Meta fined $102M for storing passwords in plain text
GDPR, fines, and what counts as a “breach”
- Incident stems from passwords stored in readable form since 2012, discovered and handled around 2019, after GDPR came into force.
- Fine is for multiple GDPR violations: inadequate technical measures, and failing to notify and document the breach promptly.
- Some think €102M is low vs the theoretical 4% of global turnover; others note regulators rarely use the maximum and factor in self‑reporting and perceived impact.
- Strong debate over whether this is a “breach” or just a “control failure”:
- One side: internal access to plaintext passwords is inherently a personal data breach under GDPR’s broad definition and creates a “reasonable expectation” of misuse.
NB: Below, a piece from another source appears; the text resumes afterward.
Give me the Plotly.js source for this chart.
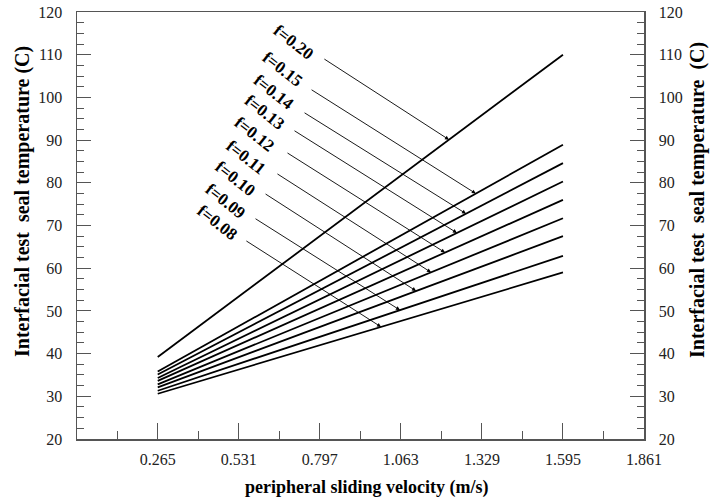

- Other side: without evidence of unauthorized use or harm, calling it a breach is overreach and weakens GDPR’s credibility.
Nature and severity of Meta’s failure
- Many highlight that passwords were likely logged accidentally (e.g., debugging, middleware, crash dumps) rather than intentionally stored unhashed.
- Others argue “no intent” is irrelevant; if someone noticed and cleanup was deferred, it effectively became intentional.
- Concern over impact beyond Meta accounts due to widespread password reuse (e.g., employees or insiders accessing users’ other services).
How large organizations end up here
- Descriptions of big‑org realities: legacy systems, unclear ownership, massive logs never reviewed, over‑permissive access (“just give them everything so work gets done”).
- Some blame culture and management: security tickets deprioritized, focus on closing tickets vs fixing root causes, “compliance theater” over true security.
- Counterpoint: it’s still negligent to accept known dangerous patterns (e.g., unsecured core dumps, plaintext logs) just because systems are complex.
Developer competence, hiring, and security culture
- Multiple commenters say many developers don’t understand basic security (password handling, PII in logs, PCI/PII rules), and managers don’t incentivize learning.
- Others argue competent engineers should know relevant regulations; security questions should be part of hiring, especially for sensitive systems.
- Recurrent theme: logging middlewares and support channels (email, chat, phone) are common, underestimated vectors for leaking secrets.
Views on EU regulation and incentives
- Some see GDPR fines as necessary to create real incentives, since otherwise companies “don’t care.”
- Others view GDPR as burdensome “import tariff” or legal minefield that pushes smaller sites to block EU users.
- Disagreement over how “big” and indispensable the EU market is, but consensus that large tech firms will generally comply rather than exit.